Bill, on child-rearing.
"My emotional bucket is filled to the brim right now. That is b-r-i-m-b, brimb."
Bill, 2 beers after the child-rearing comment above.
Steph: "Thank you for loving me even when I am grungy."
Bill: "It's not hard; I love grunge."
Steph: "Please don't play the synthesizer at dinner."
Bill: "I'm not. I'm playing the AIR synthesizer."
Steph: "Wow! You can read cyrillic upside down."
Bill: "It's easier upside down."
"I need a butt burqa."
Steph, trying to figure out how to modestly bicycle through Iran. (The visa was the kicker in the end.)
"Ahhhh, but that is where the mysticism comes in."
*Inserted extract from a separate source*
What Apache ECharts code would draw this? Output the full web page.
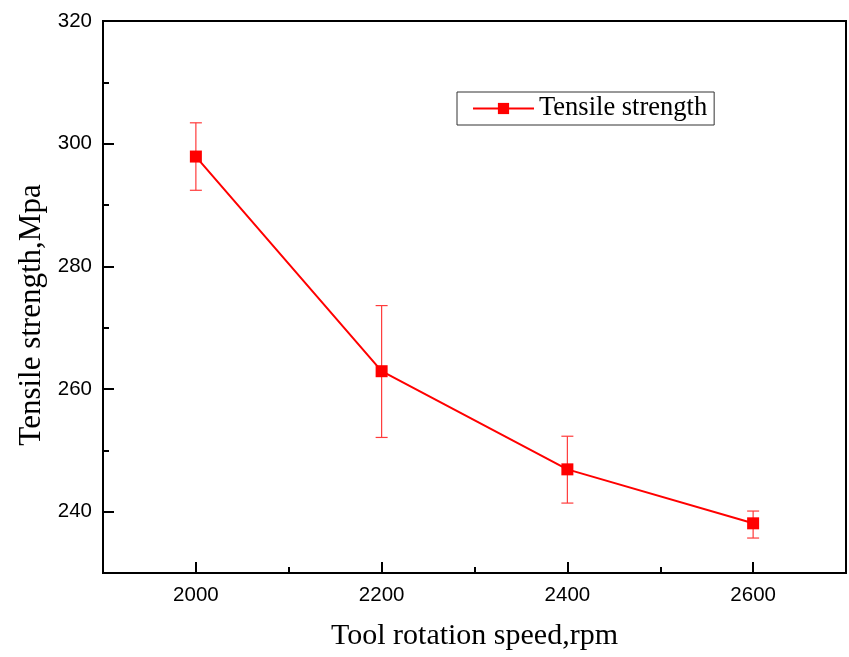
<!DOCTYPE html>
<html>
<head>
<meta charset="utf-8">
<script src="https://cdn.jsdelivr.net/npm/echarts@6/dist/echarts.min.js"></script>
<style>html,body{margin:0;padding:0;background:#fff}#c{width:849px;height:657px}</style>
</head>
<body>
<div id="c"></div>
<script>
const speeds = [2000, 2200, 2400, 2600];
const strength = [297.9, 262.9, 246.9, 238.1];
const errLow = [292.4, 252.1, 241.4, 235.7];
const errHigh = [303.4, 273.6, 252.3, 240.1];
const xMajorTicks = [2000, 2200, 2400, 2600];
const xMinorTicks = [2100, 2300, 2500];
const yMajorTicks = [240, 260, 280, 300, 320];
const yMinorTicks = [250, 270, 290, 310];

const chart = echarts.init(document.getElementById('c'));
const serif = '"Liberation Serif", "Times New Roman", serif';
const sans = '"Liberation Sans", Arial, sans-serif';

const errData = speeds.map((s, i) => [s, errLow[i], errHigh[i]]);
const lineData = speeds.map((s, i) => [s, strength[i]]);

chart.setOption({
  animation: false,
  backgroundColor: '#fff',
  grid: { left: 103, top: 21, right: 3, bottom: 84, show: true, borderColor: '#000', borderWidth: 2, backgroundColor: 'transparent' },
  legend: {
    data: ['Tensile strength'],
    left: 457, top: 92,
    orient: 'horizontal',
    borderColor: '#333', borderWidth: 1,
    padding: [3, 7, 3, 15],
    itemWidth: 61, itemHeight: 14,
    textStyle: { fontFamily: serif, fontSize: 26.5, color: '#000' }
  },
  xAxis: [{
    type: 'value', min: 1900, max: 2700, interval: 100,
    name: 'Tool rotation speed,rpm', nameLocation: 'middle', nameGap: 48,
    nameTextStyle: { fontFamily: serif, fontSize: 30, color: '#000' },
    axisLine: { show: true, lineStyle: { color: '#000', width: 2 } },
    axisTick: { show: true, inside: true, length: 11, customValues: xMajorTicks, lineStyle: { color: '#000', width: 2 } },
    axisLabel: { customValues: xMajorTicks, formatter: v => String(v), fontFamily: sans, fontSize: 20.5, color: '#000', margin: 12 },
    splitLine: { show: false }
  }, {
    type: 'value', min: 1900, max: 2700, interval: 100, position: 'bottom',
    axisLine: { show: false },
    axisTick: { show: true, inside: true, length: 6, customValues: xMinorTicks, lineStyle: { color: '#000', width: 2 } },
    axisLabel: { show: false },
    splitLine: { show: false }
  }],
  yAxis: [{
    type: 'value', min: 230, max: 320, interval: 10,
    name: 'Tensile strength,Mpa', nameLocation: 'middle', nameGap: 51,
    nameTextStyle: { fontFamily: serif, fontSize: 31, color: '#000', padding: [0, 36, 0, 0] },
    axisLine: { show: true, lineStyle: { color: '#000', width: 2 } },
    axisTick: { show: true, inside: true, length: 11, customValues: yMajorTicks, lineStyle: { color: '#000', width: 2 } },
    axisLabel: { customValues: yMajorTicks, fontFamily: sans, fontSize: 20.5, color: '#000', margin: 11 },
    splitLine: { show: false }
  }, {
    type: 'value', min: 230, max: 320, interval: 10, position: 'left',
    axisLine: { show: false },
    axisTick: { show: true, inside: true, length: 6, customValues: yMinorTicks, lineStyle: { color: '#000', width: 2 } },
    axisLabel: { show: false },
    splitLine: { show: false }
  }],
  series: [{
    type: 'custom',
    name: 'err',
    xAxisIndex: 0, yAxisIndex: 0,
    data: errData,
    renderItem: function (params, api) {
      const x = api.value(0);
      const lo = api.coord([x, api.value(1)]);
      const hi = api.coord([x, api.value(2)]);
      const hw = 6;
      const st = { stroke: '#ff3b3b', lineWidth: 1.2 };
      return {
        type: 'group',
        children: [
          { type: 'line', shape: { x1: lo[0], y1: lo[1], x2: hi[0], y2: hi[1] }, style: st },
          { type: 'line', shape: { x1: lo[0] - hw, y1: lo[1], x2: lo[0] + hw, y2: lo[1] }, style: st },
          { type: 'line', shape: { x1: hi[0] - hw, y1: hi[1], x2: hi[0] + hw, y2: hi[1] }, style: st }
        ]
      };
    },
    z: 1
  }, {
    type: 'line',
    name: 'Tensile strength',
    xAxisIndex: 0, yAxisIndex: 0,
    data: lineData,
    symbol: 'rect', symbolSize: 12,
    lineStyle: { color: '#ff0000', width: 2 },
    itemStyle: { color: '#ff0000' },
    z: 2
  }]
});
</script>
</body>
</html>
Bill, trying to explain his theory of the mysterious grape bottles contain transmogrified olive product. Don't try to think too hard about this one.
Bill: "Right now, my priority is making my toenail attractive to you."
...a few minutes later....
Steph: "Are you using the same knife on your toe that we use for the bread?!!"
Bill: "Not this time."
Steph: "You're pushing me into the gravel."
Bill: "No I'm not. I'm trying to cuddle."
(Riding bicycles side-by-side on a highway)
"Dogs are good, but they have a flawed Target Recognition System. They are like dumb bombs."
Bill, on the topic of dogs mistaking us for bad guys...or dinner.
"I think pretty much anytime there is food coming OUT of your mouth, it is low point on the Miss Manners scale."
Steph: "Am I a ski-R-ggggggrrrl?"
Steph: "I'm NOT? Why not?"
Bill: "Because you are wearing a pashmina."
"It's sorta like...an elderly Stevie Nicks?"
Bill, describing my "look". HUH?
"Pink stuff YOK."
Bill, mourning the asbence of this classic Innis family dish at Thanksgiving.
(YOK means NONE in Turkish, not yuck in English.)
"The word for mouse in German is....uhhhhh....MAUS?"